At Our Worst is a b-sides/live album released by American melodic hardcore band Evergreen Terrace. The band wrote this in their CD:
"Well here it is. Another album of no new songs. Seems like as things progress for us touring wise, things get worse and worse on the time we have to do other things, like write a new album! The idea for this album came along to us by another label named Indianola. They wanted to release our demos and whatnot, and we laughed. We wanted nothing to do with an album like this. In a way we still don't, but hey... money talks and we could really use some new equipment. These live tracks were taken from a show in Jacksonville, FL @ Jack Rabbits November 2003. The unreleased track was originally written for Burned Alive By Time, but for whatever reason didn't make it to the cd.
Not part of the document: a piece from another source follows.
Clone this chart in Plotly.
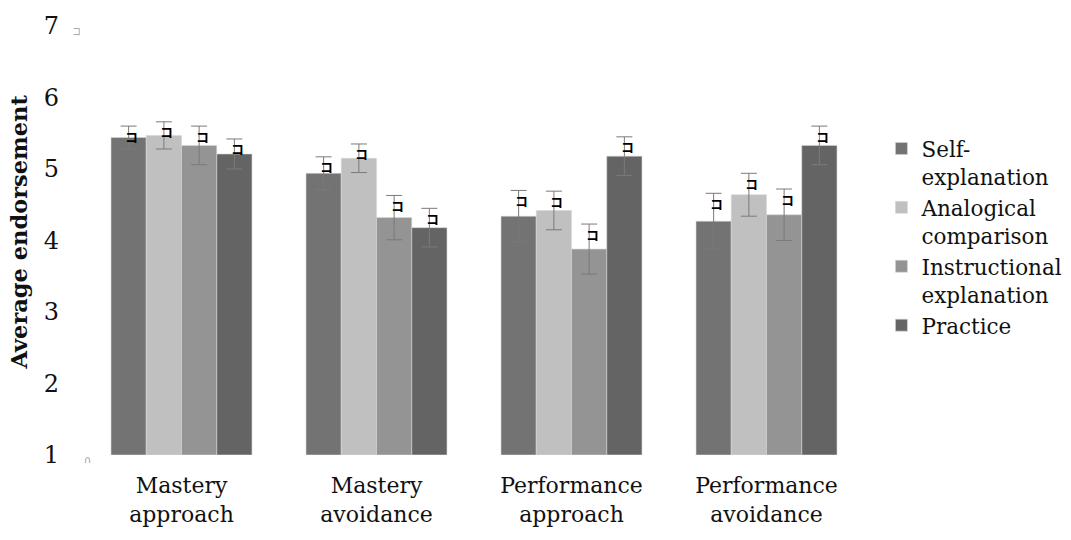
import plotly.graph_objects as go

# Goal-orientation categories (x axis) and instruction conditions (series)
categories = ["Mastery<br>approach", "Mastery<br>avoidance",
              "Performance<br>approach", "Performance<br>avoidance"]
series_names = ["Self-<br>explanation", "Analogical<br>comparison",
                "Instructional<br>explanation", "Practice"]

# Mean endorsement per condition, ordered by category
self_explanation = [5.44, 4.94, 4.34, 4.27]
analogical_comparison = [5.47, 5.15, 4.42, 4.64]
instructional_explanation = [5.33, 4.32, 3.88, 4.36]
practice = [5.21, 4.18, 5.18, 5.33]

# Standard errors, same ordering
se_self = [0.16, 0.23, 0.36, 0.39]
se_analogical = [0.19, 0.20, 0.27, 0.30]
se_instructional = [0.27, 0.31, 0.35, 0.36]
se_practice = [0.21, 0.27, 0.27, 0.27]

y_ticks = [1, 2, 3, 4, 5, 6, 7]

means = [self_explanation, analogical_comparison, instructional_explanation, practice]
errors = [se_self, se_analogical, se_instructional, se_practice]
colors = ["#737373", "#c0c0c0", "#949494", "#646464"]

FONT = "DejaVu Serif"
BARGAP = 0.277

fig = go.Figure()
for i, (name, vals, errs, col) in enumerate(zip(series_names, means, errors, colors)):
    fig.add_trace(go.Bar(
        x=categories, y=[v - 1 for v in vals], base=1, name=name,
        offsetgroup=str(i),
        marker=dict(color=col, line=dict(color="#d6d6d6", width=0.6)),
        error_y=dict(type="data", array=errs, color="#7a7a7a",
                     thickness=1, width=8),
        hoverinfo="skip",
    ))

fig.update_layout(
    width=1071, height=540,
    margin=dict(l=84, r=207, t=20, b=85),
    paper_bgcolor="white", plot_bgcolor="white",
    barmode="group", bargap=BARGAP, bargroupgap=0,
    font=dict(family=FONT, size=22, color="#111111"),
    legend=dict(
        xref="container", yref="container",
        x=0.823, xanchor="left", y=0.763, yanchor="top",
        valign="top", tracegroupgap=0,
        font=dict(family=FONT, size=21.5, color="#111111"),
        itemwidth=30,
    ),
    showlegend=True,
)

fig.update_xaxes(
    showline=False, showgrid=False, ticks="",
    ticklabelstandoff=15,
    tickfont=dict(family=FONT, size=22),
)
fig.update_yaxes(
    range=[1, 7], tickvals=y_ticks, ticktext=[str(t) for t in y_ticks],
    showline=False, showgrid=False, zeroline=False, ticks="",
    ticklabelstandoff=24,
    tickfont=dict(family=FONT, size=24),
)

# Significance glyphs hanging just below each error-bar cap;
# horizontal slot of each bar inside its category group
n_series = len(means)
slot = (1 - BARGAP) / n_series
for j, (vals, errs) in enumerate(zip(means, errors)):
    offset = (j - (n_series - 1) / 2) * slot
    for k, (v, e) in enumerate(zip(vals, errs)):
        fig.add_annotation(
            x=k + offset, xref="x", y=v + e, yref="y",
            text="<b>\u30b3</b>", showarrow=False,
            xanchor="center", yanchor="middle", xshift=3, yshift=-10,
            font=dict(family="Noto Sans CJK JP", size=13, color="#000000"),
        )

# Vertical axis title
fig.add_annotation(x=0, xref="paper", y=0.5, yref="paper",
                   text="<b>Average endorsement</b>", textangle=-90,
                   showarrow=False, xanchor="center", yanchor="middle",
                   xshift=-66, yshift=8,
                   font=dict(family=FONT, size=22.5, color="#111111"))

# Faint axis-end markers beside the top and bottom tick labels
fig.add_annotation(x=0, xref="paper", y=7, yref="y", text="\u30b3",
                   showarrow=False, xanchor="right", xshift=-1, yshift=-5,
                   font=dict(family="Noto Sans CJK JP", size=9, color="#9a9a9a"))
fig.add_annotation(x=0, xref="paper", y=1, yref="y", text="\u2229",
                   showarrow=False, xanchor="left", xshift=-2, yshift=-4,
                   font=dict(family="DejaVu Sans", size=10, color="#9a9a9a"))

fig.write_html("out.html")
As for the demo songs on here, please be nice to us, they suck. We were in a band for two months when we wrote this. When we first put it out we were selling our demos in sandwich bags, a long way we have come. Anyways... while you guys sit back and listen to this album, we'll be sitting in our log cabin on the lake tahoe writing for our next album. We promise not to disappoint! Regardless, thanks to everyone who supports us by buying these albums to hold them over 'till the next real full length. Cheers, Evergreen Terrace."

Track listing

"No Donnie, These Men Are Nihilists" and "You're Entering a World of Pain" are quotes from the Coen Brothers film The Big Lebowski. Both are said by John Goodman.
"You're Entering a World of Pain" is released as "Burned Alive by Time" on the album of the same name.

Production
Tracks 1-5 Recorded in Jacksonville, FL @ Jack Rabbits NOV. 2003 Engineered and Mixed by: Lee Dyess & Jason Southwell
Track 6 Recorded @ Earthsound Studios JULY 2002 by: Lee Dyess and Vision Studios APRIL 2004 by:Daryl Phenniger
Tracks 7-10 Recorded @ Hole Of The Pigeon Studios FEB. 2000 Engineered and Mixed by: Paul Lapinski

Cultural references
The band is known for referring to pop culture in their titles, lyrics, and soundbites.